Conjugated Bisphosphonic Acid Self-Assembled Monolayers for Efficient and Stable Inverted Perovskite Solar Cells
Songyang Yuan, Chengda Ge, Tianyi Zhang, Gengyang Su, Quanrun Qiu, Guanhua Ren, Lingyi Ke, Gengxin Du, Guangruixing Zou, Nan Zhang, Hui Liu, Qingduan Li, Tao Jia, Yue‐Peng Cai, Shengjian Liu, Hin‐Lap Yip
Abstract
Chemically modifiable self-assembled monolayer (SAM)-based hole transport layers are crucial for achieving high-efficiency inverted perovskite solar cells (PSCs). However, designing molecular structures that simultaneously ensure strong binding affinity, interfacial stability, and optimized energy level alignment remains challenging. Here, we introduce TPA2P ((2-(4-(diphenylamino)phenyl)-1-phosphonovinyl)phosphonic acid), a novel SAM material featuring a conjugated bisphosphonic acid anchoring group. This dual phosphonic acid configuration enhances substrate binding on indium tin oxide (ITO), improves SAM uniformity, and increases interfacial stability. Furthermore, the ethylene bridge facilitates efficient intramolecular charge transfer (ICT) from the electron-donating triphenylamine unit to the electron-accepting bisphosphonic acid group. This ICT induces significant charge redistribution in TPA2P, resulting in a deep HOMO level at -5.47 eV. This optimized energy alignment reduces interfacial energy losses and significantly enhances hole extraction efficiency.
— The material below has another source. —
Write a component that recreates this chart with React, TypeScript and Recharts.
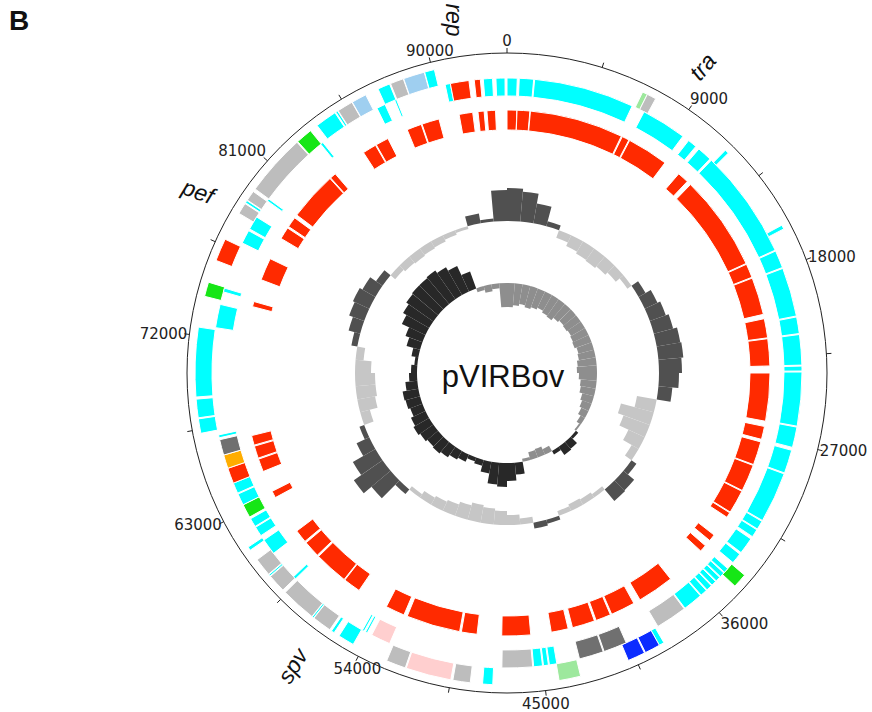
import React from "react";
import {
  PieChart,
  Pie,
  Cell,
  RadialBarChart,
  RadialBar,
  PolarAngleAxis,
  PolarRadiusAxis,
} from "recharts";

const WIDTH = 872;
const HEIGHT = 712;
const CX = 507;
const CY = 373;
const PLASMID_LENGTH = 93600;
const SCALE_RADIUS = 320;

const COLORS: Record<string, string> = {
  cyan: "#00ffff",
  red: "#ff2a00",
  gray: "#bdbdbd",
  darkGray: "#707070",
  green: "#16e616",
  lightGreen: "#9de89d",
  lightBlue: "#9fcff0",
  pink: "#ffcfcf",
  blue: "#0c2cff",
  orange: "#ffad00",
};

type Feature = [number, number, string];

// outermost gene track
const outerTrack: Feature[] = [
  [6700, 6950, "lightGreen"], [6950, 7400, "gray"],
  [11550, 11750, "cyan"], [16050, 16250, "cyan"],
  [33900, 34600, "green"],
  [38950, 39200, "cyan"], [39200, 39950, "blue"], [40000, 40850, "blue"],
  [43250, 44300, "lightGreen"],
  [47480, 47970, "cyan"],
  [48560, 49400, "gray"],
  [49500, 51700, "pink"],
  [51750, 52700, "gray"],
  [54480, 55270, "cyan"],
  [55550, 55700, "cyan"],
  [55800, 56740, "gray"], [56760, 56840, "cyan"], [56860, 58580, "gray"],
  [58740, 59620, "gray"], [59650, 59730, "cyan"], [59760, 60640, "gray"],
  [61200, 61380, "cyan"],
  [67300, 68000, "cyan"], [68050, 68950, "cyan"], [69050, 72400, "cyan"],
  [73900, 74600, "green"],
  [75700, 76800, "red"],
  [78200, 78750, "gray"], [78800, 78920, "cyan"], [78950, 79450, "gray"],
  [79600, 82600, "gray"],
  [82650, 83450, "green"],
  [83850, 84900, "cyan"], [84950, 85050, "cyan"],
  [85080, 85850, "gray"], [85870, 86600, "lightBlue"],
  [87250, 87850, "cyan"], [87900, 88550, "gray"],
  [88570, 89600, "lightBlue"], [89620, 90100, "cyan"],
];

// second gene track
const middleTrack: Feature[] = [
  [0, 520, "cyan"], [620, 1350, "cyan"], [1400, 6530, "cyan"],
  [7200, 9520, "cyan"], [9880, 10350, "cyan"], [10550, 11300, "cyan"],
  [11400, 17000, "cyan"], [17050, 17950, "cyan"], [18000, 20500, "cyan"],
  [20550, 21400, "cyan"], [21450, 23000, "cyan"], [23050, 23300, "cyan"],
  [23350, 26100, "cyan"], [26150, 27200, "cyan"], [27350, 28550, "cyan"],
  [28600, 31200, "cyan"], [31250, 31700, "cyan"], [31750, 32160, "cyan"],
  [32300, 33150, "cyan"], [33250, 33800, "cyan"],
  [34200, 34450, "cyan"], [34500, 34750, "cyan"], [34800, 35050, "cyan"],
  [35100, 35350, "cyan"], [35400, 35700, "cyan"], [35750, 36100, "cyan"],
  [36150, 37150, "cyan"],
  [37200, 38800, "gray"],
  [40600, 41800, "darkGray"], [41850, 43100, "darkGray"],
  [44270, 44650, "cyan"], [44700, 44950, "cyan"], [45000, 45450, "cyan"],
  [45500, 47060, "gray"],
  [52900, 53900, "pink"],
  [54150, 54250, "cyan"], [54330, 54430, "cyan"],
  [58700, 58850, "cyan"],
  [60400, 61230, "cyan"],
  [61500, 62000, "cyan"], [62050, 62500, "cyan"],
  [62600, 63300, "green"],
  [63300, 63900, "cyan"], [63950, 64500, "cyan"],
  [64500, 65300, "red"],
  [65300, 66000, "orange"],
  [66000, 66800, "darkGray"],
  [66900, 67050, "cyan"],
  [72500, 73700, "cyan"],
  [74350, 74550, "cyan"],
  [77000, 77700, "cyan"], [77800, 78500, "cyan"],
  [79480, 79600, "cyan"],
  [83420, 83560, "cyan"],
  [86800, 87250, "cyan"],
  [87780, 87880, "cyan"],
  [90450, 90720, "cyan"], [90720, 91670, "red"],
  [91940, 92250, "red"],
  [92400, 92870, "cyan"], [93040, 93500, "cyan"],
];

// homology track
const innerTrack: Feature[] = [
  [0, 560, "red"], [570, 1300, "red"], [1330, 6700, "red"],
  [6760, 7180, "red"], [7230, 9600, "red"],
  [10600, 11250, "red"], [11500, 17000, "red"],
  [17050, 17850, "red"], [17900, 20050, "red"], [20300, 21400, "red"],
  [21450, 23000, "red"], [23400, 26150, "red"], [26450, 27200, "red"],
  [27350, 28700, "red"], [28750, 30300, "red"], [30350, 31700, "red"],
  [31750, 32050, "red"],
  [33290, 33690, "red"], [34070, 34470, "red"],
  [36800, 38900, "red"],
  [39300, 40700, "red"], [40780, 41650, "red"], [41750, 43050, "red"],
  [43300, 44280, "red"],
  [45450, 47100, "red"],
  [48500, 49400, "red"],
  [49500, 52600, "red"], [52800, 53900, "red"],
  [55700, 56700, "red"], [56750, 58700, "red"], [58800, 59750, "red"],
  [59850, 60600, "red"],
  [62850, 63250, "red"],
  [64480, 65230, "red"], [65290, 66000, "red"], [66060, 66620, "red"],
  [74000, 74300, "red"],
  [75600, 76900, "red"],
  [78200, 78900, "red"], [79000, 79600, "red"],
  [79800, 82600, "red"], [82650, 83000, "red"],
  [85000, 85800, "red"], [85850, 86600, "red"],
  [87800, 88650, "red"], [88700, 89700, "red"],
  [90870, 91650, "red"], [91950, 92300, "red"], [92460, 92950, "red"],
];

// GC content deviation, 72 windows of 1300 bp
const gcContent = [
  31, 33, 30, 20, 5, -8, -12, -14, -15, -13, -10, -5,
  8, 14, 17, 20, 24, 25, 23, 20, 14, -20, -34, -28,
  -18, -8, 6, 14, 15, -4, -6, -7, -5, 4, 6, -6,
  -10, -14, -16, -18, -15, -12, -10, -8, -4, 6, 25, 35,
  26, 14, 5, -10, -18, -20, -20, -16, -8, 6, 12, 16,
  18, 15, 8, -6, -8, -9, -8, -7, -5, -3, 10, 3,
];

// GC skew, same windows
const gcSkew = [
  -24, -24, -22, -20, -22, -20, -18, -20, -21, -18, -16, -17,
  -16, -17, -18, -16, -17, -19, -20, -18, -16, -15, -12, -10,
  -8, -5, -2, 3, 9, 10, 4, -6, -9, -8, -3, 12,
  18, 24, 22, 12, 6, 4, 8, 10, 13, 15, 14, 16,
  18, 16, 13, 15, 16, 12, 8, 6, 3, 7, 14, 18,
  26, 30, 33, 34, 34, 35, 32, 28, 18, -4, -7, -5,
];

const scaleTicks = [
  0, 4500, 9000, 13500, 18000, 22500, 27000, 31500, 36000, 40500, 45000,
  49500, 54000, 58500, 63000, 67500, 72000, 76500, 81000, 85500, 90000,
];

const tracks = [
  { name: "outer", features: outerTrack, inner: 295, outer: 312 },
  { name: "middle", features: middleTrack, inner: 277, outer: 295 },
  { name: "inner", features: innerTrack, inner: 243, outer: 263 },
];

function toSlices(features: Feature[]) {
  const sorted = [...features].sort((a, b) => a[0] - b[0]);
  const out: { value: number; fill: string; gap: boolean }[] = [];
  let pos = 0;
  sorted.forEach(([start, end, color]) => {
    if (start > pos) out.push({ value: start - pos, fill: "none", gap: true });
    const s = Math.max(start, pos);
    if (end > s) out.push({ value: end - s, fill: COLORS[color], gap: false });
    pos = Math.max(pos, end);
  });
  if (pos < PLASMID_LENGTH) out.push({ value: PLASMID_LENGTH - pos, fill: "none", gap: true });
  return out;
}

// bars run from the baseline (0) to the value, both directions
const toRange = (v: number, i: number) => ({ bin: i, raw: v, value: v >= 0 ? [0, v] : [v, 0] });
const gcData = gcContent.map(toRange);
const skewData = gcSkew.map(toRange);

const layer: React.CSSProperties = { position: "absolute", left: 0, top: 0 };

function ScaleTick(props: any) {
  const { payload } = props;
  if (payload.value % 9000 !== 0) return <g />;
  // clockwise from the top, same as the axis
  const theta = (payload.value / PLASMID_LENGTH) * 2 * Math.PI;
  const ux = Math.sin(theta);
  const uy = -Math.cos(theta);
  const anchor = ux > 0.5 ? "start" : ux < -0.5 ? "end" : "middle";
  const baseline = uy < -0.5 ? "auto" : uy > 0.5 ? "hanging" : "central";
  return (
    <text
      x={CX + (SCALE_RADIUS + 2) * ux}
      y={CY + (SCALE_RADIUS + 7) * uy}
      textAnchor={anchor}
      dominantBaseline={baseline}
      fontSize={15}
      fontFamily="'DejaVu Sans', sans-serif"
      fill="#222"
    >
      {payload.value}
    </text>
  );
}

const labelStyle = (left: number, top: number, rot: number): React.CSSProperties => ({
  position: "absolute",
  left,
  top,
  transform: `translate(-50%, -50%) rotate(${rot}deg)`,
  fontFamily: "'Liberation Sans', Arial, sans-serif",
  fontStyle: "italic",
  fontSize: 23,
  color: "#111",
  whiteSpace: "nowrap",
  lineHeight: 1,
});

export default function App() {
  return (
    <div
      style={{
        position: "absolute",
        left: 0,
        top: 0,
        width: WIDTH,
        height: HEIGHT,
        background: "#fff",
        overflow: "hidden",
      }}
    >
      <div style={layer}>
        <PieChart width={WIDTH} height={HEIGHT} margin={{ top: 0, right: 0, bottom: 0, left: 0 }}>
          {tracks.map((t) => {
            const slices = toSlices(t.features);
            return (
              <Pie
                key={t.name}
                data={slices}
                dataKey="value"
                cx={CX}
                cy={CY}
                innerRadius={t.inner}
                outerRadius={t.outer}
                startAngle={90}
                endAngle={-270}
                isAnimationActive={false}
                strokeWidth={1}
              >
                {slices.map((s, i) => (
                  <Cell key={i} fill={s.fill} stroke={s.gap ? "none" : "#fff"} />
                ))}
              </Pie>
            );
          })}
        </PieChart>
      </div>

      <div style={layer}>
        <RadialBarChart
          width={WIDTH}
          height={HEIGHT}
          cx={CX}
          cy={CY}
          innerRadius={112}
          outerRadius={192}
          data={gcData}
          layout="centric"
          startAngle={90}
          endAngle={-270}
          barCategoryGap={0}
          margin={{ top: 0, right: 0, bottom: 0, left: 0 }}
        >
          <PolarAngleAxis type="category" dataKey="bin" tick={false} axisLine={false} tickLine={false} />
          <PolarRadiusAxis type="number" domain={[-40, 40]} tick={false} axisLine={false} />
          <RadialBar dataKey="value" isAnimationActive={false}>
            {gcData.map((d, i) => (
              <Cell key={i} fill={d.raw >= 0 ? "#505050" : "#c6c6c6"} />
            ))}
          </RadialBar>
        </RadialBarChart>
      </div>

      <div style={layer}>
        <RadialBarChart
          width={WIDTH}
          height={HEIGHT}
          cx={CX}
          cy={CY}
          innerRadius={50}
          outerRadius={130}
          data={skewData}
          layout="centric"
          startAngle={90}
          endAngle={-270}
          barCategoryGap={0}
          margin={{ top: 0, right: 0, bottom: 0, left: 0 }}
        >
          <PolarAngleAxis type="category" dataKey="bin" tick={false} axisLine={false} tickLine={false} />
          <PolarRadiusAxis type="number" domain={[-40, 40]} tick={false} axisLine={false} />
          <RadialBar dataKey="value" isAnimationActive={false}>
            {skewData.map((d, i) => (
              <Cell key={i} fill={d.raw >= 0 ? "#282828" : "#8e8e8e"} />
            ))}
          </RadialBar>
        </RadialBarChart>
      </div>

      <div style={layer}>
        <RadialBarChart
          width={WIDTH}
          height={HEIGHT}
          cx={CX}
          cy={CY}
          innerRadius={300}
          outerRadius={SCALE_RADIUS}
          data={[{ v: 0 }]}
          startAngle={90}
          endAngle={-270}
          margin={{ top: 0, right: 0, bottom: 0, left: 0 }}
        >
          <PolarAngleAxis
            type="number"
            domain={[0, PLASMID_LENGTH]}
            allowDataOverflow
            ticks={scaleTicks}
            axisLineType="circle"
            stroke="#222"
            tickSize={5}
            tick={<ScaleTick />}
          />
          <PolarRadiusAxis type="category" tick={false} axisLine={false} />
          <RadialBar dataKey="v" fill="none" isAnimationActive={false} />
        </RadialBarChart>
      </div>

      <div
        style={{
          position: "absolute",
          left: CX - 4,
          top: CY + 3,
          transform: "translate(-50%, -50%)",
          fontFamily: "'Liberation Sans', Arial, sans-serif",
          fontSize: 31,
          color: "#111",
          lineHeight: 1,
        }}
      >
        pVIRBov
      </div>

      <div style={labelStyle(453, 20, 90)}>rep</div>
      <div style={labelStyle(703, 67, -50)}>tra</div>
      <div style={labelStyle(198, 192, 20)}>pef</div>
      <div style={labelStyle(293, 666, -58)}>spv</div>

      <div
        style={{
          position: "absolute",
          left: 9,
          top: 7,
          fontFamily: "'Liberation Sans', Arial, sans-serif",
          fontWeight: "bold",
          fontSize: 28,
          color: "#111",
          lineHeight: 1,
        }}
      >
        B
      </div>
    </div>
  );
}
As a result, TPA2P-based inverted PSCs achieve a high power conversion efficiency of 26.11%, an exceptional fill factor of 85.03%, and outstanding operational stability under continuous illumination. These findings provide an effective molecular design strategy for advancing high-performance and stable perovskite photovoltaics.